What did you learn from your experience leading PG One, Publicis' network dedicated to FMCG giant Procter & Gamble, and how have you brought those learnings into your new role?
Leading the PG One team was my first ‘management’ role (from a strategy background) so it was an eye opener to me in too many ways to list here.
In terms of the most important things though: I learned what a strong client/agency relationship looks like and the true potential of what it can deliver in terms of brilliant work and results. I saw the real benefits of an agency structure that brings together media, content and technology seamlessly – not only for the client and quality of output, but also for our own talent.
But the biggest lesson I learned, which I have tried very hard to bring to my broader Starcom role, is that any leader’s ‘vision’ isn’t worth much without a brilliant team on side.
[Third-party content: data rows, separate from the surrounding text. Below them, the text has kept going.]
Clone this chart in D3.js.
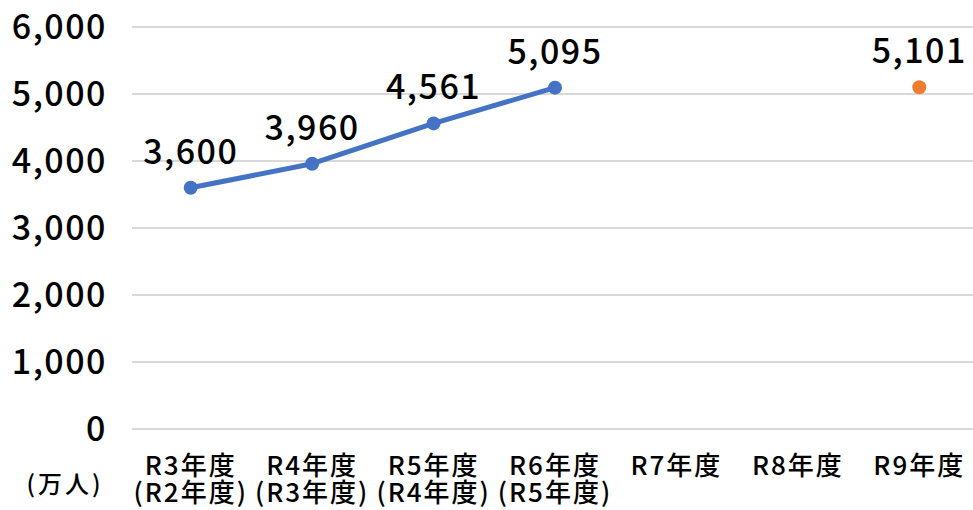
<!DOCTYPE html>
<html lang="ja">
<head>
<meta charset="UTF-8">
<title>chart</title>
<script src="https://d3js.org/d3.v7.min.js"></script>
<style>
  body { margin: 0; background: #fff; }
  text { font-family: "Noto Sans CJK JP", "Noto Sans", sans-serif; fill: #000; font-weight: 500; }
</style>
</head>
<body>
<script>
// data
var categories = ["R3年度", "R4年度", "R5年度", "R6年度", "R7年度", "R8年度", "R9年度"];
var subLabels = ["(R2年度)", "(R3年度)", "(R4年度)", "(R5年度)", "", "", ""];
var actualValues = [3600, 3960, 4561, 5095, null, null, null];
var targetValues = [null, null, null, null, null, null, 5101];
var yTicks = [0, 1000, 2000, 3000, 4000, 5000, 6000];
var unitLabel = "(万人)";

var width = 973, height = 510;
var svg = d3.select("body").append("svg")
    .attr("width", width)
    .attr("height", height);

var x = d3.scaleBand().domain(categories).range([130, 980]);
var y = d3.scaleLinear().domain([0, 6000]).range([429, 27]);
var fmt = d3.format(",");

// grid
svg.append("g").selectAll("line")
    .data(yTicks)
    .enter().append("line")
    .attr("x1", 132).attr("x2", width)
    .attr("y1", d => y(d)).attr("y2", d => y(d))
    .attr("stroke", "#d9d9d9")
    .attr("stroke-width", 2);

// y axis labels
svg.append("g").selectAll("text")
    .data(yTicks)
    .enter().append("text")
    .attr("x", 107)
    .attr("y", d => y(d) + 12)
    .attr("text-anchor", "end")
    .attr("font-size", 34)
    .attr("letter-spacing", 1.5)
    .text(d => fmt(d));

// x labels (two lines in one text)
var cx = d => x(d) + x.bandwidth() / 2;
var xl = svg.append("g").selectAll("text")
    .data(categories.map((c, i) => [c, subLabels[i]]))
    .enter().append("text")
    .attr("text-anchor", "middle")
    .attr("font-size", 26)
    .attr("letter-spacing", 2);
xl.append("tspan")
    .attr("x", d => cx(d[0]))
    .attr("y", 475)
    .text(d => d[0]);
xl.filter(d => d[1] !== "").append("tspan")
    .attr("x", d => cx(d[0]))
    .attr("y", 502)
    .text(d => d[1]);

svg.append("text")
    .attr("x", 65)
    .attr("y", 493)
    .attr("text-anchor", "middle")
    .attr("font-size", 24)
    .attr("font-weight", 400)
    .attr("letter-spacing", 3)
    .text(unitLabel);

// actual line
var actual = categories.map((c, i) => ({c: c, v: actualValues[i]})).filter(d => d.v != null);
var line = d3.line().x(d => cx(d.c)).y(d => y(d.v));
svg.append("path")
    .datum(actual)
    .attr("d", line)
    .attr("fill", "none")
    .attr("stroke", "#4472C4")
    .attr("stroke-width", 5)
    .attr("stroke-linejoin", "round");

svg.append("g").selectAll("circle")
    .data(actual)
    .enter().append("circle")
    .attr("cx", d => cx(d.c))
    .attr("cy", d => y(d.v))
    .attr("r", 7)
    .attr("fill", "#4472C4");

var target = categories.map((c, i) => ({c: c, v: targetValues[i]})).filter(d => d.v != null);
svg.append("g").selectAll("circle")
    .data(target)
    .enter().append("circle")
    .attr("cx", d => cx(d.c))
    .attr("cy", d => y(d.v))
    .attr("r", 7)
    .attr("fill", "#ED7D31");

// data labels
svg.append("g").selectAll("text")
    .data(actual.concat(target))
    .enter().append("text")
    .attr("x", d => cx(d.c))
    .attr("y", d => y(d.v) - 24)
    .attr("text-anchor", "middle")
    .attr("font-size", 34)
    .attr("letter-spacing", 1.5)
    .text(d => fmt(d.v));
</script>
</body>
</html>
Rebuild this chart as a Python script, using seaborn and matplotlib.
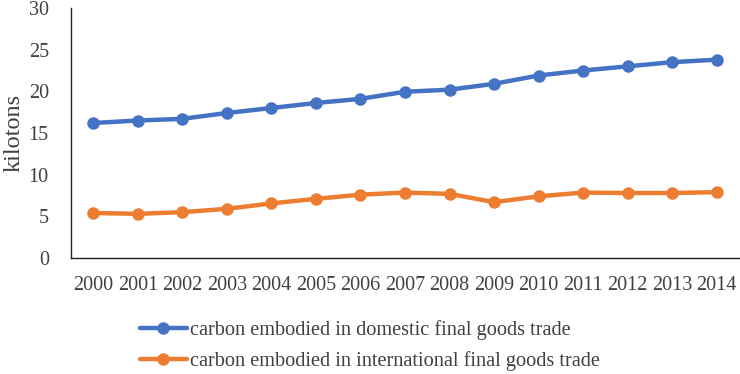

So while ‘client first’ is a popular agency mantra throughout the industry, I will always argue hard for ‘my team first’. And in a crappy year like this one in particular, motivating and recognising the enormous efforts of my team has been something I’ve tried to keep front and centre.
What is your biggest hope for the future of the media and advertising industry?
That one day we will do away with timesheets (to be clear, until such a time, can everyone at Starcom please keep doing them).